Деревенские корни
Деревенские корни
Где же она родилась, маленькая девочка Таня Доронина, которую потом станут называть великой русской актрисой, необыкновенной красавицей? Ее родина — наша северная столица, любовь к которой она пронесла через всю свою жизнь, а родителями были простые, очень скромные люди, когда-то приехавшие сюда из ярославской деревни.

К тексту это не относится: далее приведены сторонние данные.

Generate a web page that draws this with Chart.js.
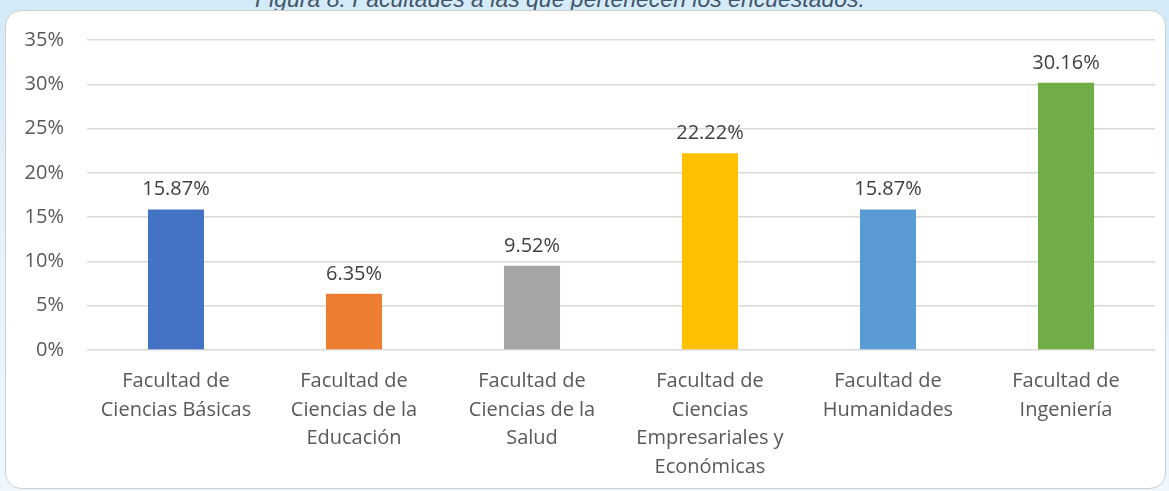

Ленинградский переулок, вымощенный крупным булыжником, по которому ей так весело было прыгать в счастливые детские годы, раньше назывался Казачьим, а во время Таниного детства — переулком Ильича, потому что когда-то там, оказывается, какое-то время проживал Ленин. Трехэтажный дом, в котором он жил, находился как раз напротив окон их квартиры. Вернее, квартира была не только их, в ней проживали целых шесть семей, в том числе и Доронины. Квартира была огромной, и маленькой Тане не верилось, когда мама рассказывала, что раньше здесь жила одна семья. Ведь теперь в ней живет так много народа — и Кузьмины, и Бобровские, и тетя Ксеня с мужем и хулиганистым Колькой, и другие, — и все помещаются. Живут дружно, хотя иногда и ругаются из-за уборки или из-за счетов на электричество. Танины родители в перепалках стараются не участвовать. Папа ругаться совсем не умеет и всегда останавливает маму, которая иногда пытается отстоять какие-то права. Его доброта, теплые мягкие руки, вкусный запах (он работал поваром) остались в памяти дочери на всю жизнь.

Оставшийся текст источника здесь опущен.